** START OF Supplied material **
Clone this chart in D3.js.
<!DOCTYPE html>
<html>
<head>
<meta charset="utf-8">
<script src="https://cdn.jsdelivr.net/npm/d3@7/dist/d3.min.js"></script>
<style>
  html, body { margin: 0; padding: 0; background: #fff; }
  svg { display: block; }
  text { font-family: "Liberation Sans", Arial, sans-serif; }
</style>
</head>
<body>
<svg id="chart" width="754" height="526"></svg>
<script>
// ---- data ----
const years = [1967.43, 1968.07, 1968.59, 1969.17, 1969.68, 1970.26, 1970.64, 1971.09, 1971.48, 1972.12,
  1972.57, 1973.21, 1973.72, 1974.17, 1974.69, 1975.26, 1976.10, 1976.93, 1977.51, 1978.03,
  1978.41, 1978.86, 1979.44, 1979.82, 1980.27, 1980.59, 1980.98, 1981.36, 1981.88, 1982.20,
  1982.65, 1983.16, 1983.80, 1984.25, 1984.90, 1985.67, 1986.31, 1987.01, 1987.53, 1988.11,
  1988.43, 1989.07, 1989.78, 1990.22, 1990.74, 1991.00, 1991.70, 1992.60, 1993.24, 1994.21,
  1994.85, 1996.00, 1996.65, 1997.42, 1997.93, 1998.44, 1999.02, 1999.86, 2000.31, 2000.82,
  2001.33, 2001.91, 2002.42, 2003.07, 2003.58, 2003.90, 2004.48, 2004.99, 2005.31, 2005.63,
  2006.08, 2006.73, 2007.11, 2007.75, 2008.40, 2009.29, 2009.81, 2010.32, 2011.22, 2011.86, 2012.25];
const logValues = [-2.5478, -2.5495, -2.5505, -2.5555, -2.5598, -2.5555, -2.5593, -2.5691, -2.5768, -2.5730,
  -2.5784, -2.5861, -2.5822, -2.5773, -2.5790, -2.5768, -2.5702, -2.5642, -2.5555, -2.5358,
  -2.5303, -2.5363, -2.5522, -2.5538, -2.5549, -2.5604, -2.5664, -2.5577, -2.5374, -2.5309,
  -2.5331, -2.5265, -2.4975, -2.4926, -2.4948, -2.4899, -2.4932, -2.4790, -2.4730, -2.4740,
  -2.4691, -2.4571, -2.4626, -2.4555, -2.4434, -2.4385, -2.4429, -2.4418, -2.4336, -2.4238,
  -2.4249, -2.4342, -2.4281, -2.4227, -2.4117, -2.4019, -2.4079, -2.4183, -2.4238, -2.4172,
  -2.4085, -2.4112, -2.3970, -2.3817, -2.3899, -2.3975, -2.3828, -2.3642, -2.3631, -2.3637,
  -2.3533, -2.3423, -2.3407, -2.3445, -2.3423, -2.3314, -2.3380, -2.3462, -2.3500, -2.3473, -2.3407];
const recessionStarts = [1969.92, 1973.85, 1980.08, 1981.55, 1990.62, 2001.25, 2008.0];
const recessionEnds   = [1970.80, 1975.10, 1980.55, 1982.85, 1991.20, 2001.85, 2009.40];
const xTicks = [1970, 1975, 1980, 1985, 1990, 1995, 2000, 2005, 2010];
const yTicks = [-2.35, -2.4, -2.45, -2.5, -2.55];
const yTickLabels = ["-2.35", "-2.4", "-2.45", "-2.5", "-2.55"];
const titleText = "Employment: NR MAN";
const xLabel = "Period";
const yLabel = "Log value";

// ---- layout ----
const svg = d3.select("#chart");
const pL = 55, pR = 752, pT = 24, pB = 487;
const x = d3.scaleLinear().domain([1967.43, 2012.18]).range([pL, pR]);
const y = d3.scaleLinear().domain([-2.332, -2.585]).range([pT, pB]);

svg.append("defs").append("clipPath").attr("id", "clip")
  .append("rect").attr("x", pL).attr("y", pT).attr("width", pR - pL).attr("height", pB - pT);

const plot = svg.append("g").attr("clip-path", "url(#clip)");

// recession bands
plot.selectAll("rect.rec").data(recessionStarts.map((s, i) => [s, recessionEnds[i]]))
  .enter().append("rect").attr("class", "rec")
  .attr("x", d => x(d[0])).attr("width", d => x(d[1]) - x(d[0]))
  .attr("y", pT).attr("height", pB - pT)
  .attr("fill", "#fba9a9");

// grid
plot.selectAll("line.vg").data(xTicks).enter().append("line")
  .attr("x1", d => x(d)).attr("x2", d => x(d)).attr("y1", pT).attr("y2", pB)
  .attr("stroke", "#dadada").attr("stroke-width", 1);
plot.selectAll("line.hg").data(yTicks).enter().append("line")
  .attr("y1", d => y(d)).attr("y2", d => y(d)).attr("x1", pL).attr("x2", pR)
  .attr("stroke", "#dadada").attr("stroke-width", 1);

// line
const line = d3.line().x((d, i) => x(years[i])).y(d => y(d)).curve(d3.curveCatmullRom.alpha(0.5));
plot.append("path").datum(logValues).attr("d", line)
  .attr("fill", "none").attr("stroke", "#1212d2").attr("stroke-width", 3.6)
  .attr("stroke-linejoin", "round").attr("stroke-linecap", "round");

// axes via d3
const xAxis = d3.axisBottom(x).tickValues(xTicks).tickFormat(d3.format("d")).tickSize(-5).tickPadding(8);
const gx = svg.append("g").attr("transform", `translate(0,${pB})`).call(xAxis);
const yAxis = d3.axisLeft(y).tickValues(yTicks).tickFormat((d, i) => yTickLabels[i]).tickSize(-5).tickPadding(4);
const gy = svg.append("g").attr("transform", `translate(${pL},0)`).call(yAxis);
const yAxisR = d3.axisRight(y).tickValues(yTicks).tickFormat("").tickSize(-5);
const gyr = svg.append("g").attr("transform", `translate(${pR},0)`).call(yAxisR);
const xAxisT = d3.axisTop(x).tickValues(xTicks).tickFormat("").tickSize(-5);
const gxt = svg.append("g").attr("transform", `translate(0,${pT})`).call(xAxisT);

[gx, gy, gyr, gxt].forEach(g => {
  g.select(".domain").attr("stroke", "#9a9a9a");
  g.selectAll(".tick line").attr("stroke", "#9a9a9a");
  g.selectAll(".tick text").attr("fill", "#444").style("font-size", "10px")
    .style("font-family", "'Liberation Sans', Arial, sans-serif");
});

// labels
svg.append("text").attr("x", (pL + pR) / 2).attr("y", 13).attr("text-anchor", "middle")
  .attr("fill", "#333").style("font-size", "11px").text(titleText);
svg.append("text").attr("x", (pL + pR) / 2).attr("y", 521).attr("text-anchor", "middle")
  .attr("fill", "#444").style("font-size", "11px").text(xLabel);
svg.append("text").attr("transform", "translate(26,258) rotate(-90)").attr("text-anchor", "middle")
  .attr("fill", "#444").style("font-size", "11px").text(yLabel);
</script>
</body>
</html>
** END OF Supplied material **
(Problem statement): Copy every line above that holds the word "chart".

(Written answer):
Clone this chart in D3.js.
<svg id="chart" width="754" height="526"></svg>
const svg = d3.select("#chart");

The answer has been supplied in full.